Some time later, Looker receives a call for help from Abyssia and discovers that a despot has conquered it. In the ensuing battle, Looker loses her powers. Shortly afterwards, Geo-Force disbands the Outsiders. Through unknown circumstances, Looker would regain her powers. She is targeted by the Mud Pack, a group of various villains using the Clayface name.

===Becoming a vampire===

Looker's second costume, from Outsiders (vol. 2) #1.

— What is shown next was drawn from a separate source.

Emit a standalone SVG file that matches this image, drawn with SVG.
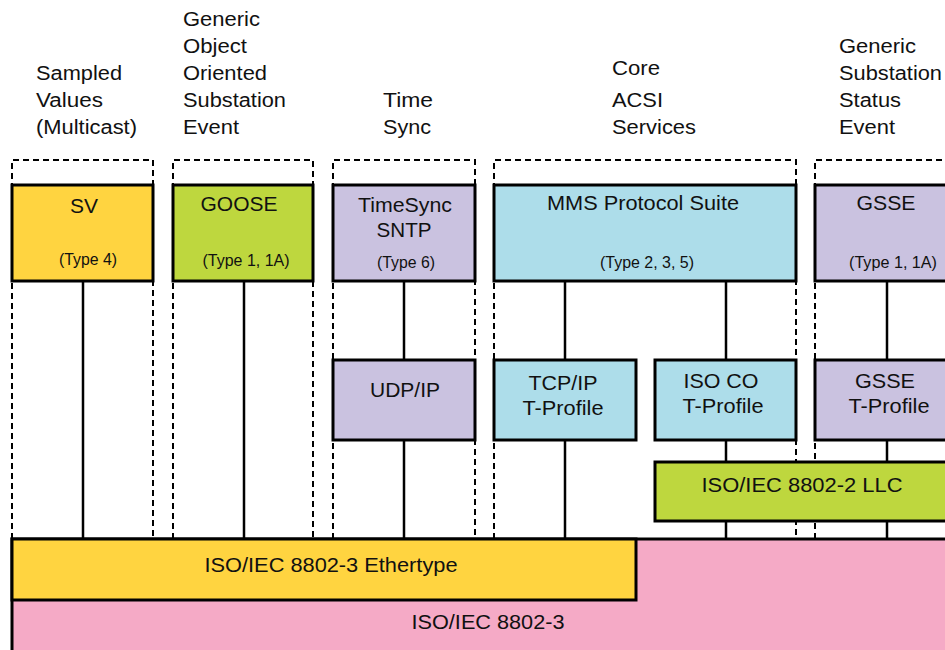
<svg xmlns="http://www.w3.org/2000/svg" width="945" height="650" viewBox="0 0 945 650">
<style>
text{font-family:"Liberation Sans",Arial,sans-serif;fill:#111}
.h{font-size:20px}
.b{font-size:19.5px;text-anchor:middle}
.t{font-size:16px;text-anchor:middle}
.box{stroke:#000;stroke-width:3}
.dash{fill:none;stroke:#000;stroke-width:2;stroke-dasharray:6 4}
.ln{stroke:#000;stroke-width:2.5;fill:none}
.y{fill:#FFD440}.g{fill:#BED73E}.p{fill:#CAC2E0}.c{fill:#ADDDEA}.k{fill:#F5AAC6}
</style>
<rect width="945" height="650" fill="#fff"/>
<g id="headers">
<text class="h" x="36" y="80" textLength="86" lengthAdjust="spacingAndGlyphs">Sampled</text>
<text class="h" x="36" y="107" textLength="67" lengthAdjust="spacingAndGlyphs">Values</text>
<text class="h" x="36" y="134" textLength="101" lengthAdjust="spacingAndGlyphs">(Multicast)</text>
<text class="h" x="183" y="26" textLength="77" lengthAdjust="spacingAndGlyphs">Generic</text>
<text class="h" x="183" y="53" textLength="64" lengthAdjust="spacingAndGlyphs">Object</text>
<text class="h" x="183" y="80" textLength="84" lengthAdjust="spacingAndGlyphs">Oriented</text>
<text class="h" x="183" y="107" textLength="103" lengthAdjust="spacingAndGlyphs">Substation</text>
<text class="h" x="183" y="134" textLength="56" lengthAdjust="spacingAndGlyphs">Event</text>
<text class="h" x="383" y="107" textLength="50" lengthAdjust="spacingAndGlyphs">Time</text>
<text class="h" x="383" y="134" textLength="48" lengthAdjust="spacingAndGlyphs">Sync</text>
<text class="h" x="612" y="75" textLength="48" lengthAdjust="spacingAndGlyphs">Core</text>
<text class="h" x="612" y="107" textLength="51" lengthAdjust="spacingAndGlyphs">ACSI</text>
<text class="h" x="612" y="134" textLength="84" lengthAdjust="spacingAndGlyphs">Services</text>
<text class="h" x="839" y="53" textLength="77" lengthAdjust="spacingAndGlyphs">Generic</text>
<text class="h" x="839" y="80" textLength="103" lengthAdjust="spacingAndGlyphs">Substation</text>
<text class="h" x="839" y="107" textLength="62" lengthAdjust="spacingAndGlyphs">Status</text>
<text class="h" x="839" y="134" textLength="56" lengthAdjust="spacingAndGlyphs">Event</text>
</g>
<g id="groups">
<path class="dash" d="M12,539V160H153V539"/>
<path class="dash" d="M173,539V160H313V539"/>
<path class="dash" d="M333,539V160H475V539"/>
<path class="dash" d="M494,539V160H796V539"/>
<path class="dash" d="M815,539V160H950"/>
</g>
<g id="connectors">
<path class="ln" d="M83,281V539M244,281V539M404,281V360M404,440V539M565,281V360M565,440V539M726,281V360M726,440V462M726,521V539M887,281V360M887,440V462M887,521V539"/>
</g>
<g id="n-8802-3"><rect class="box k" x="12" y="539" width="940" height="120"/>
<text class="b" x="488" y="629" textLength="153" lengthAdjust="spacingAndGlyphs">ISO/IEC 8802-3</text></g>
<g id="n-ethertype"><rect class="box y" x="12" y="539" width="624" height="61"/>
<text class="b" x="331" y="572" textLength="253" lengthAdjust="spacingAndGlyphs">ISO/IEC 8802-3 Ethertype</text></g>
<g id="n-sv"><rect class="box y" x="12" y="185" width="141" height="96"/>
<text class="b" x="84" y="213" textLength="28" lengthAdjust="spacingAndGlyphs">SV</text>
<text class="t" x="88" y="265" textLength="58" lengthAdjust="spacingAndGlyphs">(Type 4)</text></g>
<g id="n-goose"><rect class="box g" x="173" y="185" width="140" height="96"/>
<text class="b" x="239" y="211" textLength="77" lengthAdjust="spacingAndGlyphs">GOOSE</text>
<text class="t" x="246" y="266" textLength="87" lengthAdjust="spacingAndGlyphs">(Type 1, 1A)</text></g>
<g id="n-timesync"><rect class="box p" x="333" y="185" width="142" height="96"/>
<text class="b" x="405" y="212" textLength="94" lengthAdjust="spacingAndGlyphs">TimeSync</text>
<text class="b" x="404" y="237" textLength="55" lengthAdjust="spacingAndGlyphs">SNTP</text>
<text class="t" x="406" y="268" textLength="58" lengthAdjust="spacingAndGlyphs">(Type 6)</text></g>
<g id="n-mms"><rect class="box c" x="494" y="185" width="302" height="96"/>
<text class="b" x="643" y="210" textLength="192" lengthAdjust="spacingAndGlyphs">MMS Protocol Suite</text>
<text class="t" x="647" y="268" textLength="94" lengthAdjust="spacingAndGlyphs">(Type 2, 3, 5)</text></g>
<g id="n-gsse"><rect class="box p" x="815" y="185" width="140" height="96"/>
<text class="b" x="886" y="210" textLength="59" lengthAdjust="spacingAndGlyphs">GSSE</text>
<text class="t" x="893" y="268" textLength="88" lengthAdjust="spacingAndGlyphs">(Type 1, 1A)</text></g>
<g id="n-udp"><rect class="box p" x="333" y="360" width="142" height="80"/>
<text class="b" x="405" y="397" textLength="70" lengthAdjust="spacingAndGlyphs">UDP/IP</text></g>
<g id="n-tcp"><rect class="box c" x="494" y="360" width="142" height="80"/>
<text class="b" x="563" y="390" textLength="69" lengthAdjust="spacingAndGlyphs">TCP/IP</text>
<text class="b" x="563" y="415" textLength="81" lengthAdjust="spacingAndGlyphs">T-Profile</text></g>
<g id="n-isoco"><rect class="box c" x="655" y="360" width="141" height="80"/>
<text class="b" x="721" y="388" textLength="75" lengthAdjust="spacingAndGlyphs">ISO CO</text>
<text class="b" x="723" y="413" textLength="81" lengthAdjust="spacingAndGlyphs">T-Profile</text></g>
<g id="n-gsse-tp"><rect class="box p" x="815" y="360" width="140" height="80"/>
<text class="b" x="885" y="388" textLength="60" lengthAdjust="spacingAndGlyphs">GSSE</text>
<text class="b" x="889" y="413" textLength="81" lengthAdjust="spacingAndGlyphs">T-Profile</text></g>
<g id="n-llc"><rect class="box g" x="655" y="462" width="300" height="59"/>
<text class="b" x="802" y="492" textLength="201" lengthAdjust="spacingAndGlyphs">ISO/IEC 8802-2 LLC</text></g>
</svg>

When Geo-Force's homeland Markovia is overrun by vampire forces, Looker and the Outsiders go to confront them. Roderick, the leader of the vampire, becomes smitten with Looker and transforms her into a vampire, intending to marry her. After the transformation into a vampire, Looker's existing powers were joined by some new abilities. Looker's metahuman abilities suppress some of the traditional vampiric weaknesses such as vulnerability to sunlight.

===Retirement===
Lia at some point after this may have cut her ties with her vampire coven; she also became more independent in her choice of actions. She became one of the hosts of the television program The Scene alongside Vicki Vale, Tawny Young, and Linda Park.

Looker's New 52 look. Textless cover to National Comics: Looker #1. Art by Guillem March.

Looker later resurfaces to help Batman, having become a model and no longer possessing an immunity to sunlight. She now lives alone in a mansion in Gotham City filled with framed photos of herself taken during her previous modeling days.

Lia reappears later where it is revealed she has been publicly moonlighting in her modeling career while secretly killing members of a powerful vampire clan. The clan retaliates by hiring a vampire hunter to assassinate her. The assassin is unsuccessful as Lia was able to destroy him before leaving for Markovia to help Geo-Force fight off an invasion.

===The New 52===
In September 2011, The New 52 rebooted DC's continuity. In this new timeline, Looker is introduced once again as an agent of Batman Incorporated alongside Halo and Metamorpho. After being caught in an explosion and presumed dead, the three use their status to do undercover jobs for Batman.

==Powers and abilities==
Looker possesses the full spectrum of psionic abilities: telepathy, telekinesis, psychometry, enhanced metabolism, mind-control, psionic energy blasts, levitation, the creation of force shields, remote vision, and enhanced healing. Due to her vampiric nature, Looker can turn into vapor, but only at night. She also has the vampiric ability to mentally command vermin such as bugs. Her psionic powers suppress the vampire weakness to sunlight; however, she still requires blood as other vampires do. Changes in The New 52 continuity have left her as susceptible to sunlight as other vampires.

In her earlier appearances, Looker is also a lucid dreamer.

Her original costume was manufactured from Abyssian fabric that is partially invisible.

==Other versions==
An alternate universe version of Looker appears in National Comics: Looker. This version is a supermodel who became a vampire after a one-night stand.

==In other media==
===Television===
- A villainous incarnation of Looker appears in Black Lightning, portrayed by Sofia Vassilieva. This version is a white supremacist who can control people via a silver metallic substance. Settling in the rural area of South Freeland 30 years ago, she uses her ability to control the white population of South Freeland, or "Sange", while reducing the black population, or "Perdi", to a form of slavery. After discovering what she has done, Black Lightning and Thunder defeat her and transfer her to A.S.A. custody. In the fourth season, Looker escapes from the A.S.A. during the Markovians' invasion of Freeland and allies with Tobias Whale. However, Painkiller finds and defeats Looker before transferring her to the FBI's custody in exchange for confessing to her involvement with Whale.
- Lia Briggs appears in Young Justice, voiced by Grey Griffin. This version is a Scottish teenager who was captured by the League of Shadows before being rescued by and joining the Outsiders.

===Film===

Model Citizen as depicted in Justice League: Crisis on Two Earths

An alternate reality incarnation of Looker named Model Citizen appears in Justice League: Crisis on Two Earths, voiced by Kari Wuhrer. She is a member of the Crime Syndicate who serves under Owlman.

=== Video games ===
Looker appears as a character summon in Scribblenauts Unmasked: A DC Comics Adventure.